• **Task**: In the data below, locate the line containing "What Apache ECharts" and the line containing "const yName = 'Mass Lost (g/m2)';", then retype both and everything between them exactly. Pictures are not part of the copy.

• **Dataset records**:
· · ·
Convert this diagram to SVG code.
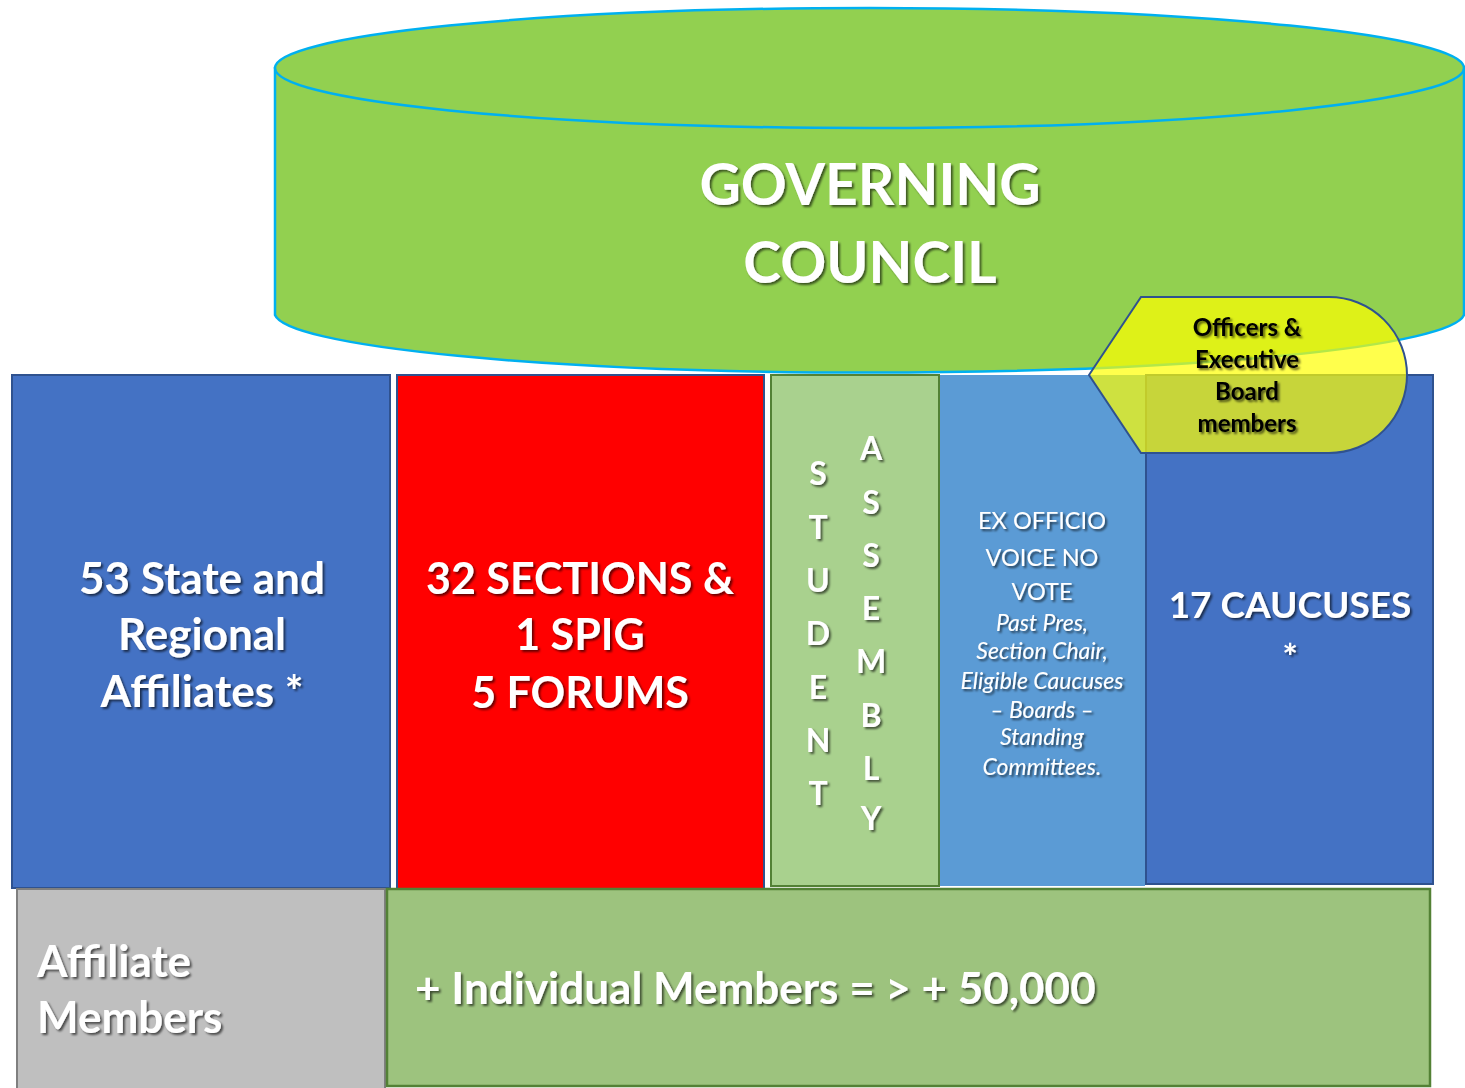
· · ·
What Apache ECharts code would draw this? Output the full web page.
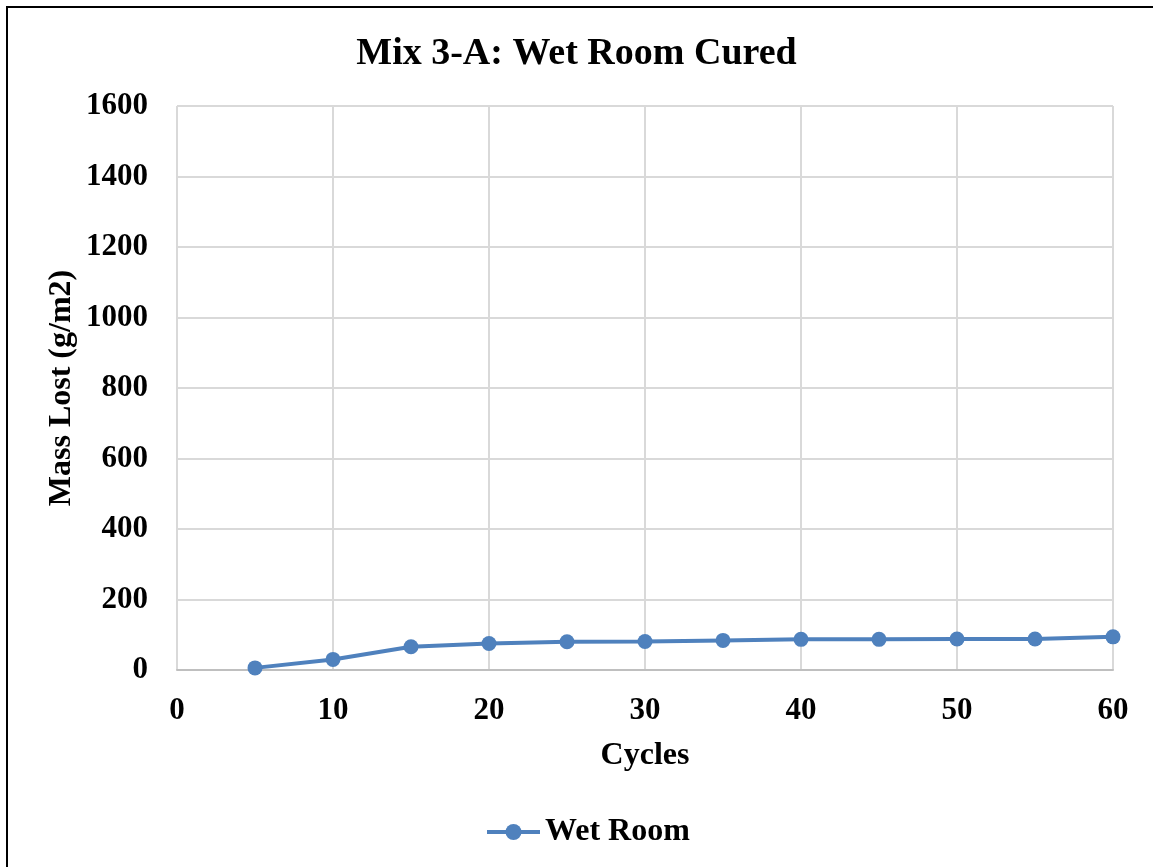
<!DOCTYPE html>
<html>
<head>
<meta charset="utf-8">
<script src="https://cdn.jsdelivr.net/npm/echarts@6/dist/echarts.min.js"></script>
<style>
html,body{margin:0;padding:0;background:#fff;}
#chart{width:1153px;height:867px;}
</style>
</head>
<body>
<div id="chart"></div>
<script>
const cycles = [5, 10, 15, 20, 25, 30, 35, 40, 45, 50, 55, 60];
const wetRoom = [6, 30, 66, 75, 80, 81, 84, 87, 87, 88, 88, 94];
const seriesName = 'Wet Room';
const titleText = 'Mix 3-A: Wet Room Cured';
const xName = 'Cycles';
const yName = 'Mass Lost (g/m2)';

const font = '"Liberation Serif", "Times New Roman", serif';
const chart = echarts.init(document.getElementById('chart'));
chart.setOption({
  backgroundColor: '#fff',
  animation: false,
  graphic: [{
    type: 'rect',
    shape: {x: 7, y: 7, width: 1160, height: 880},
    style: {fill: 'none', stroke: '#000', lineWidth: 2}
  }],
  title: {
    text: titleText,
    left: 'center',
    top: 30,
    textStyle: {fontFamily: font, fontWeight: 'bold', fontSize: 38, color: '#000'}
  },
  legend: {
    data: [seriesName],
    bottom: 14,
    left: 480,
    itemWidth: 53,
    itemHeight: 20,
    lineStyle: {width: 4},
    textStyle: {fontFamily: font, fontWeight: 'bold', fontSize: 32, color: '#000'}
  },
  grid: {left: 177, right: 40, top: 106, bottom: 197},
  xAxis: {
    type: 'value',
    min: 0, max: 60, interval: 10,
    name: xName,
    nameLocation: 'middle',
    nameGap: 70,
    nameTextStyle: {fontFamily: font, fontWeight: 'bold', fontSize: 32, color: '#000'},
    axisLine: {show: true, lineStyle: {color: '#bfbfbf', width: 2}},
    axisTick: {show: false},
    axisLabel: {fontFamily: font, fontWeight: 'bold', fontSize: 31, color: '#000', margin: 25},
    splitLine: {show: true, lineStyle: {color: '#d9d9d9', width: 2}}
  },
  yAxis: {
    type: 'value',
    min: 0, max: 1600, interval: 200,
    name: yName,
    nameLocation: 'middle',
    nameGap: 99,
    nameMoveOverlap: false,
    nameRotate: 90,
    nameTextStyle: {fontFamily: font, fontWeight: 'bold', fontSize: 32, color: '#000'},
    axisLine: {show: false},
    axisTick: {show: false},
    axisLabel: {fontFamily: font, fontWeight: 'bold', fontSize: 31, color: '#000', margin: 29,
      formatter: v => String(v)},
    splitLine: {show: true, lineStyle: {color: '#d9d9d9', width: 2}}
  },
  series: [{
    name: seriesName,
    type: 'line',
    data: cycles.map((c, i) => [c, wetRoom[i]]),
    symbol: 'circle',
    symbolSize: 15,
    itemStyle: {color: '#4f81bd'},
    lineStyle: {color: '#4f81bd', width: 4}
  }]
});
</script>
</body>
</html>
· · ·
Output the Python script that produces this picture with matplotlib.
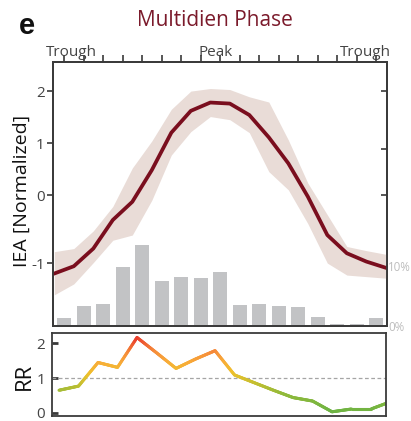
· · ·
• **Exercise output**:
What Apache ECharts code would draw this? Output the full web page.
<!DOCTYPE html>
<html>
<head>
<meta charset="utf-8">
<script src="https://cdn.jsdelivr.net/npm/echarts@6/dist/echarts.min.js"></script>
<style>
html,body{margin:0;padding:0;background:#fff;}
#chart{width:1153px;height:867px;}
</style>
</head>
<body>
<div id="chart"></div>
<script>
const cycles = [5, 10, 15, 20, 25, 30, 35, 40, 45, 50, 55, 60];
const wetRoom = [6, 30, 66, 75, 80, 81, 84, 87, 87, 88, 88, 94];
const seriesName = 'Wet Room';
const titleText = 'Mix 3-A: Wet Room Cured';
const xName = 'Cycles';
const yName = 'Mass Lost (g/m2)';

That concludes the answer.